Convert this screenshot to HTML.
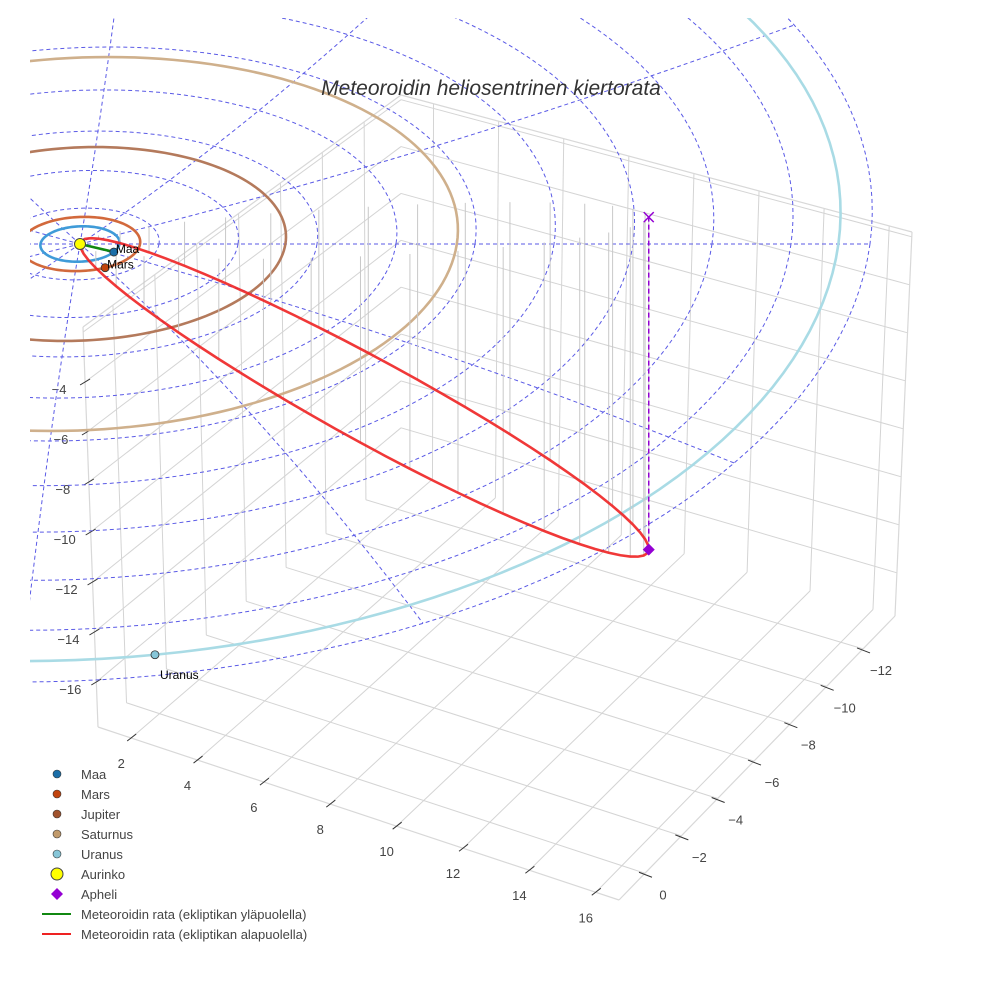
<!DOCTYPE html>
<html><head><meta charset="utf-8"><style>
html,body{margin:0;padding:0;background:#fff;}
svg{display:block;font-family:"Liberation Sans",Arial,sans-serif;}
</style></head><body>
<svg id="chart" width="984" height="984" viewBox="0 0 984 984" xmlns="http://www.w3.org/2000/svg">
<defs><clipPath id="clipEcl"><rect x="30" y="18" width="954" height="940"/></clipPath></defs>
<rect width="984" height="984" fill="#fff"/>
<g id="box"></g>
<g id="ticks"></g>
<g id="ecl" clip-path="url(#clipEcl)"></g>
<text x="491" y="95" text-anchor="middle" font-size="21" font-style="italic" fill="#333">Meteoroidin heliosentrinen kiertorata</text>
<g id="legend"></g>
</svg>
<script>
// ---- data ----
const xTicks = [2,4,6,8,10,12,14,16];
const yTicks = [0,-2,-4,-6,-8,-10,-12];
const zTicks = [-16,-14,-12,-10,-8,-6,-4];
const zGrid = [-16,-14,-12,-10,-8,-6,-4,-2];
const planetNames = ["Maa","Mars","Jupiter","Saturnus","Uranus"];
const planetA = [1.0,1.52,5.2,9.54,19.2];
const planetAngleDeg = [27,61,185,175,80];
const planetLabeled = [true,true,false,false,true];
const gridRadii = [2,4,6,8,10,12,14,16,18,20];
const spokeAnglesDeg = [0,30,60,90,120,150,180,210,240,270,300,330];
const aphelion = [14.3,-1.3,-13.3];
const perihelion = [0,0,0];
const orbitWidth = [0,1.3,-0.8];
const aboveEcliptic = [[0,0,0],[0.9,0.45,0]];

const NS="http://www.w3.org/2000/svg";
function mk(tag,attrs,parent){const e=document.createElementNS(NS,tag);for(const k in attrs)e.setAttribute(k,attrs[k]);parent.appendChild(e);return e;}

function proj(X,Y,Z){const r=Math.hypot(X,Y);return [80+39.5*X-3*Y, 244+(17.5+0.22*r)*Y-25*Z];}
const BFL=[98,727],BFR=[619,900],BBR=[895,616],BBL=[401,470],TFL=[83,327],TFR=[610,530],TBR=[912,232],TBL=[401,95];
const xr=[1,16.7],yr=[1.43,-13.76],zr=[-17.8,-1.8];
function lerp(a,b,t){return [a[0]+(b[0]-a[0])*t,a[1]+(b[1]-a[1])*t];}
function bp(x,y,z){const u=(x-xr[0])/(xr[1]-xr[0]),v=(y-yr[0])/(yr[1]-yr[0]),w=(z-zr[0])/(zr[1]-zr[0]);
 const b=lerp(lerp(BFL,BFR,u),lerp(BBL,BBR,u),v),t=lerp(lerp(TFL,TFR,u),lerp(TBL,TBR,u),v);return lerp(b,t,w);}

const box=document.getElementById('box');
function gl(p,q,c,w){const l=mk('line',{x1:p[0],y1:p[1],x2:q[0],y2:q[1],stroke:c||'#d4d4d4','stroke-width':w||1},box);return l;}
for(const x of xTicks){const l=gl(bp(x,yr[0],zr[0]),bp(x,yr[1],zr[0]));}
for(const y of yTicks){const l=gl(bp(xr[0],y,zr[0]),bp(xr[1],y,zr[0]));}
for(const x of xTicks){const l=gl(bp(x,yr[1],zr[0]),bp(x,yr[1],zr[1]));}
for(const z of zGrid){const l=gl(bp(xr[0],yr[1],z),bp(xr[1],yr[1],z));}
for(const y of yTicks){const l=gl(bp(xr[0],y,zr[0]),bp(xr[0],y,zr[1]));}
for(const z of zGrid){const l=gl(bp(xr[0],yr[0],z),bp(xr[0],yr[1],z));}
[[bp(xr[0],yr[0],zr[0]),bp(xr[1],yr[0],zr[0])],[bp(xr[1],yr[0],zr[0]),bp(xr[1],yr[1],zr[0])],[bp(xr[0],yr[0],zr[0]),bp(xr[0],yr[0],zr[1])],
 [bp(xr[1],yr[1],zr[0]),bp(xr[1],yr[1],zr[1])],[bp(xr[0],yr[1],zr[1]),bp(xr[1],yr[1],zr[1])],[bp(xr[0],yr[0],zr[1]),bp(xr[0],yr[1],zr[1])]].forEach(e=>{const l=gl(e[0],e[1],'#d8d8d8',1.2);});

const tk=document.getElementById('ticks');
function tline(p,a,b){const l=mk('line',{x1:p[0]+a[0],y1:p[1]+a[1],x2:p[0]+b[0],y2:p[1]+b[1],stroke:'#333','stroke-width':1},tk);return l;}
function tlab(p,d,s){const t=mk('text',{x:p[0]+d[0],y:p[1]+d[1],'font-size':13,fill:'#444','text-anchor':'middle'},tk);t.textContent=s;return t;}
for(const x of xTicks){const p=bp(x,yr[0],zr[0]);const l=tline(p,[-4,3],[5,-4]);
 const t=tlab(p,[-10,30],String(x));}
for(const y of yTicks){const p=bp(xr[1],y,zr[0]);const l=tline(p,[-6,-1],[7,4]);
 const t=tlab(p,[18,26],(y<0?'\u2212':'')+Math.abs(y));}
for(const z of zTicks){const p=bp(xr[0],yr[0],z);const l=tline(p,[-5,3],[5,-3]);
 const t=tlab(p,[-26,12],'\u2212'+Math.abs(z));}

const ecl=document.getElementById('ecl');
function circlePts(r){const pts=[];for(let i=0;i<=180;i++){const a=i/180*2*Math.PI;pts.push(proj(r*Math.cos(a),r*Math.sin(a),0));}return pts.map(p=>p.join(',')).join(' ');}
for(const r of gridRadii){const e=mk('polyline',{points:circlePts(r),fill:'none',stroke:'#5a5ae6','stroke-width':1,'stroke-dasharray':'4,3'},ecl);
 }
const rMax=gridRadii[gridRadii.length-1];
for(const d of spokeAnglesDeg){const a=d*Math.PI/180;const pts=[];for(let i=0;i<=40;i++){const r=rMax*i/40;pts.push(proj(r*Math.cos(a),r*Math.sin(a),0).join(','));}
 const e=mk('polyline',{points:pts.join(' '),fill:'none',stroke:'#5a5ae6','stroke-width':1,'stroke-dasharray':'4,3'},ecl);
 }
const orbitColors=['#3f9bd8','#d2693c','#b47a5c','#cfb08c','#a9dbe5'];
const dotColors=['#1a6ea8','#c1440e','#a0522d','#c19a6b','#87c6d8'];
planetA.forEach((a,i)=>{const e=mk('polyline',{points:circlePts(a),fill:'none',stroke:orbitColors[i],'stroke-width':2.6},ecl);
 });

const U=[0,1,2].map(k=>(aphelion[k]-perihelion[k])/2), C=[0,1,2].map(k=>(aphelion[k]+perihelion[k])/2);
const orbitPts=[];const N=72;
for(let i=0;i<=N;i++){const t=Math.PI+2*Math.PI*i/N;orbitPts.push([0,1,2].map(k=>C[k]+U[k]*Math.cos(t)+orbitWidth[k]*Math.sin(t)));}
orbitPts.forEach((p,i)=>{if(i%2)return;const a=proj(p[0],p[1],p[2]),b=proj(p[0],p[1],0);
 const l=mk('line',{x1:a[0],y1:a[1],x2:b[0],y2:b[1],stroke:'#c8c8c8','stroke-width':1},ecl);
 });
const red=mk('polyline',{points:orbitPts.map(p=>proj(p[0],p[1],p[2]).join(',')).join(' '),fill:'none',stroke:'#ee2222','stroke-width':2.6,'stroke-opacity':0.9},ecl);

const green=mk('polyline',{points:aboveEcliptic.map(p=>proj(p[0],p[1],p[2]).join(',')).join(' '),fill:'none',stroke:'#118811','stroke-width':2.6},ecl);

const ap=proj(aphelion[0],aphelion[1],aphelion[2]),ax=proj(aphelion[0],aphelion[1],0);
const vl=mk('line',{x1:ap[0],y1:ap[1],x2:ax[0],y2:ax[1],stroke:'#9400d3','stroke-width':1.5,'stroke-dasharray':'5,3'},ecl);

const xm=mk('path',{d:`M${ax[0]-5},${ax[1]-5}L${ax[0]+5},${ax[1]+5}M${ax[0]+5},${ax[1]-5}L${ax[0]-5},${ax[1]+5}`,stroke:'#9400d3','stroke-width':1.5},ecl);

const dm=mk('path',{d:`M${ap[0]},${ap[1]-6}L${ap[0]+6},${ap[1]}L${ap[0]},${ap[1]+6}L${ap[0]-6},${ap[1]}Z`,fill:'#9400d3'},ecl);

const sp=proj(0,0,0);
const sun=mk('circle',{cx:sp[0],cy:sp[1],r:5.5,fill:'#ffff00',stroke:'#444','stroke-width':1},ecl);

planetA.forEach((a,i)=>{const th=planetAngleDeg[i]*Math.PI/180;const p=proj(a*Math.cos(th),a*Math.sin(th),0);
 const c=mk('circle',{cx:p[0],cy:p[1],r:4,fill:dotColors[i],stroke:'#333','stroke-width':0.8},ecl);
 
 if(planetLabeled[i]){const big=i<2;const t=mk('text',{x:p[0]+(big?2:5),y:p[1]+(big?1:24),'font-size':12,fill:'#000'},ecl);t.textContent=planetNames[i];
  }});

const lg=document.getElementById('legend');
const legendNames=["Maa","Mars","Jupiter","Saturnus","Uranus","Aurinko","Apheli","Meteoroidin rata (ekliptikan yläpuolella)","Meteoroidin rata (ekliptikan alapuolella)"];
legendNames.forEach((n,i)=>{const y=774+20*i;const g=mk('g',{},lg);
 
 if(i<5){mk('circle',{cx:57,cy:y,r:4,fill:dotColors[i],stroke:'#333','stroke-width':0.6},g);}
 else if(i===5){mk('circle',{cx:57,cy:y,r:6,fill:'#ffff00',stroke:'#444','stroke-width':1},g);}
 else if(i===6){mk('path',{d:`M57,${y-6}L63,${y}L57,${y+6}L51,${y}Z`,fill:'#9400d3'},g);}
 else{mk('line',{x1:42,y1:y,x2:71,y2:y,stroke:i===7?'#118811':'#ee2222','stroke-width':2},g);}
 const t=mk('text',{x:81,y:y+5,'font-size':13,fill:'#444'},g);t.textContent=n;});
</script>
</body></html>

════

→ **WHAT IS BEING ASKED**
Repeat exactly and only the lines from the start of the data above through the line that holds "e=document.createElementNS(NS,tag);for(const k in", inclusive. Pictures do not belong in the copy.

→ **RESULT OF THE EXERCISE**
Convert this screenshot to HTML.
<!DOCTYPE html>
<html><head><meta charset="utf-8"><style>
html,body{margin:0;padding:0;background:#fff;}
svg{display:block;font-family:"Liberation Sans",Arial,sans-serif;}
</style></head><body>
<svg id="chart" width="984" height="984" viewBox="0 0 984 984" xmlns="http://www.w3.org/2000/svg">
<defs><clipPath id="clipEcl"><rect x="30" y="18" width="954" height="940"/></clipPath></defs>
<rect width="984" height="984" fill="#fff"/>
<g id="box"></g>
<g id="ticks"></g>
<g id="ecl" clip-path="url(#clipEcl)"></g>
<text x="491" y="95" text-anchor="middle" font-size="21" font-style="italic" fill="#333">Meteoroidin heliosentrinen kiertorata</text>
<g id="legend"></g>
</svg>
<script>
// ---- data ----
const xTicks = [2,4,6,8,10,12,14,16];
const yTicks = [0,-2,-4,-6,-8,-10,-12];
const zTicks = [-16,-14,-12,-10,-8,-6,-4];
const zGrid = [-16,-14,-12,-10,-8,-6,-4,-2];
const planetNames = ["Maa","Mars","Jupiter","Saturnus","Uranus"];
const planetA = [1.0,1.52,5.2,9.54,19.2];
const planetAngleDeg = [27,61,185,175,80];
const planetLabeled = [true,true,false,false,true];
const gridRadii = [2,4,6,8,10,12,14,16,18,20];
const spokeAnglesDeg = [0,30,60,90,120,150,180,210,240,270,300,330];
const aphelion = [14.3,-1.3,-13.3];
const perihelion = [0,0,0];
const orbitWidth = [0,1.3,-0.8];
const aboveEcliptic = [[0,0,0],[0.9,0.45,0]];

const NS="http://www.w3.org/2000/svg";
function mk(tag,attrs,parent){const e=document.createElementNS(NS,tag);for(const k in attrs)e.setAttribute(k,attrs[k]);parent.appendChild(e);return e;}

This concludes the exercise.